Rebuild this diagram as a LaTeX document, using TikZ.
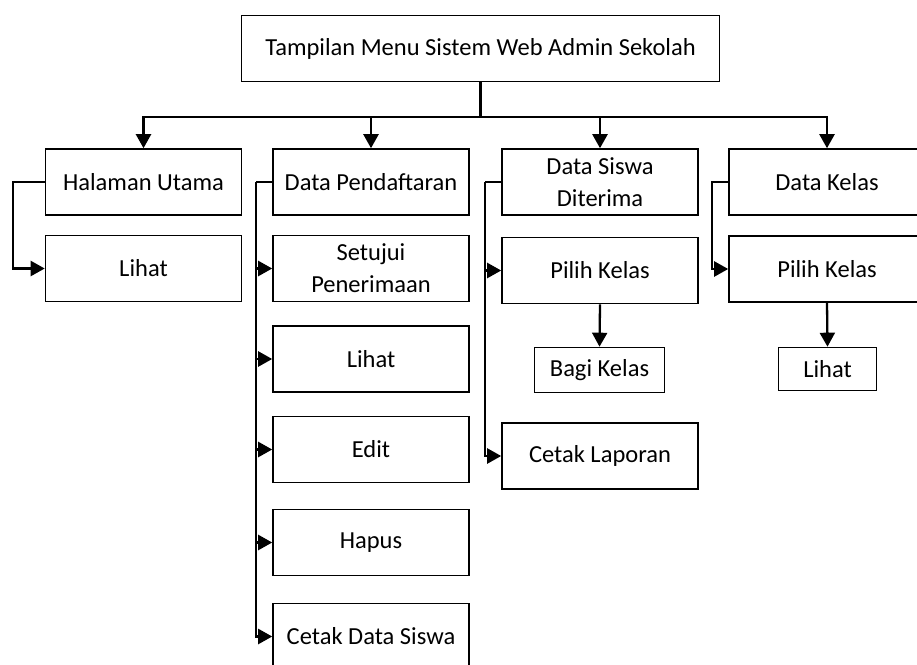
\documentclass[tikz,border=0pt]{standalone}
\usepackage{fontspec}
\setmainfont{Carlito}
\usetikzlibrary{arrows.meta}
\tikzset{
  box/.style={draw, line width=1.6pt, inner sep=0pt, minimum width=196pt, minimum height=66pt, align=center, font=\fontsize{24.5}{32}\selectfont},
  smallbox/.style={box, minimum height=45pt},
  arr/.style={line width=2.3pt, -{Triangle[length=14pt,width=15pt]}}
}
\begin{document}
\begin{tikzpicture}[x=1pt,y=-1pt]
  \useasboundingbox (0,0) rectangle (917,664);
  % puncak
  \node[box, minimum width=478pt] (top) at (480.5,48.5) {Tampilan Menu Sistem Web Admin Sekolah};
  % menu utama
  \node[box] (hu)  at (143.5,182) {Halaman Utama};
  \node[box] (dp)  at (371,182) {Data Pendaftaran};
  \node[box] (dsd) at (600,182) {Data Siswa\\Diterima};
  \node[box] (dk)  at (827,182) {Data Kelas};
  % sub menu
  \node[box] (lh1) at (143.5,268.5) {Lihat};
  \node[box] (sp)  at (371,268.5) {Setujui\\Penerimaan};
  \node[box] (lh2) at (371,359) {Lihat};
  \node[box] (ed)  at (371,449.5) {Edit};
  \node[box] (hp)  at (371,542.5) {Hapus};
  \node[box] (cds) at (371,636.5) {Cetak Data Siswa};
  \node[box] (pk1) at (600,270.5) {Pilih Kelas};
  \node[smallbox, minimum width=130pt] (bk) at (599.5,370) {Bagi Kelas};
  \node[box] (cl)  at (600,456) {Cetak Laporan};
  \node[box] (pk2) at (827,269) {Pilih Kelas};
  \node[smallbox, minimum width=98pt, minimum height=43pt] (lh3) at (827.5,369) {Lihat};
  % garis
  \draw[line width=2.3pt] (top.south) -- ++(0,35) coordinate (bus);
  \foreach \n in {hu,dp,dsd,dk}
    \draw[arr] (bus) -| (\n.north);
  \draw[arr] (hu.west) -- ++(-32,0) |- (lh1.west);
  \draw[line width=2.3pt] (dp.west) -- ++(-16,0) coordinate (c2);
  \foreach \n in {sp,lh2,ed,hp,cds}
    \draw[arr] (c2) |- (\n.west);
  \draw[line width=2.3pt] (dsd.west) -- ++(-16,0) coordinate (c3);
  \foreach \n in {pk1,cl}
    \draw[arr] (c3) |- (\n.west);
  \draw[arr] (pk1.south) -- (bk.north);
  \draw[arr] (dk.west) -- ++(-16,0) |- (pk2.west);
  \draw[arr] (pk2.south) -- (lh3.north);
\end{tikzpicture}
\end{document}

___

Exercise instructions: Send back the data above word for word, with the pictures left out.

Task answer:
Rebuild this diagram as a LaTeX document, using TikZ.
\documentclass[tikz,border=0pt]{standalone}
\usepackage{fontspec}
\setmainfont{Carlito}
\usetikzlibrary{arrows.meta}
\tikzset{
  box/.style={draw, line width=1.6pt, inner sep=0pt, minimum width=196pt, minimum height=66pt, align=center, font=\fontsize{24.5}{32}\selectfont},
  smallbox/.style={box, minimum height=45pt},
  arr/.style={line width=2.3pt, -{Triangle[length=14pt,width=15pt]}}
}
\begin{document}
\begin{tikzpicture}[x=1pt,y=-1pt]
  \useasboundingbox (0,0) rectangle (917,664);
  % puncak
  \node[box, minimum width=478pt] (top) at (480.5,48.5) {Tampilan Menu Sistem Web Admin Sekolah};
  % menu utama
  \node[box] (hu)  at (143.5,182) {Halaman Utama};
  \node[box] (dp)  at (371,182) {Data Pendaftaran};
  \node[box] (dsd) at (600,182) {Data Siswa\\Diterima};
  \node[box] (dk)  at (827,182) {Data Kelas};
  % sub menu
  \node[box] (lh1) at (143.5,268.5) {Lihat};
  \node[box] (sp)  at (371,268.5) {Setujui\\Penerimaan};
  \node[box] (lh2) at (371,359) {Lihat};
  \node[box] (ed)  at (371,449.5) {Edit};
  \node[box] (hp)  at (371,542.5) {Hapus};
  \node[box] (cds) at (371,636.5) {Cetak Data Siswa};
  \node[box] (pk1) at (600,270.5) {Pilih Kelas};
  \node[smallbox, minimum width=130pt] (bk) at (599.5,370) {Bagi Kelas};
  \node[box] (cl)  at (600,456) {Cetak Laporan};
  \node[box] (pk2) at (827,269) {Pilih Kelas};
  \node[smallbox, minimum width=98pt, minimum height=43pt] (lh3) at (827.5,369) {Lihat};
  % garis
  \draw[line width=2.3pt] (top.south) -- ++(0,35) coordinate (bus);
  \foreach \n in {hu,dp,dsd,dk}
    \draw[arr] (bus) -| (\n.north);
  \draw[arr] (hu.west) -- ++(-32,0) |- (lh1.west);
  \draw[line width=2.3pt] (dp.west) -- ++(-16,0) coordinate (c2);
  \foreach \n in {sp,lh2,ed,hp,cds}
    \draw[arr] (c2) |- (\n.west);
  \draw[line width=2.3pt] (dsd.west) -- ++(-16,0) coordinate (c3);
  \foreach \n in {pk1,cl}
    \draw[arr] (c3) |- (\n.west);
  \draw[arr] (pk1.south) -- (bk.north);
  \draw[arr] (dk.west) -- ++(-16,0) |- (pk2.west);
  \draw[arr] (pk2.south) -- (lh3.north);
\end{tikzpicture}
\end{document}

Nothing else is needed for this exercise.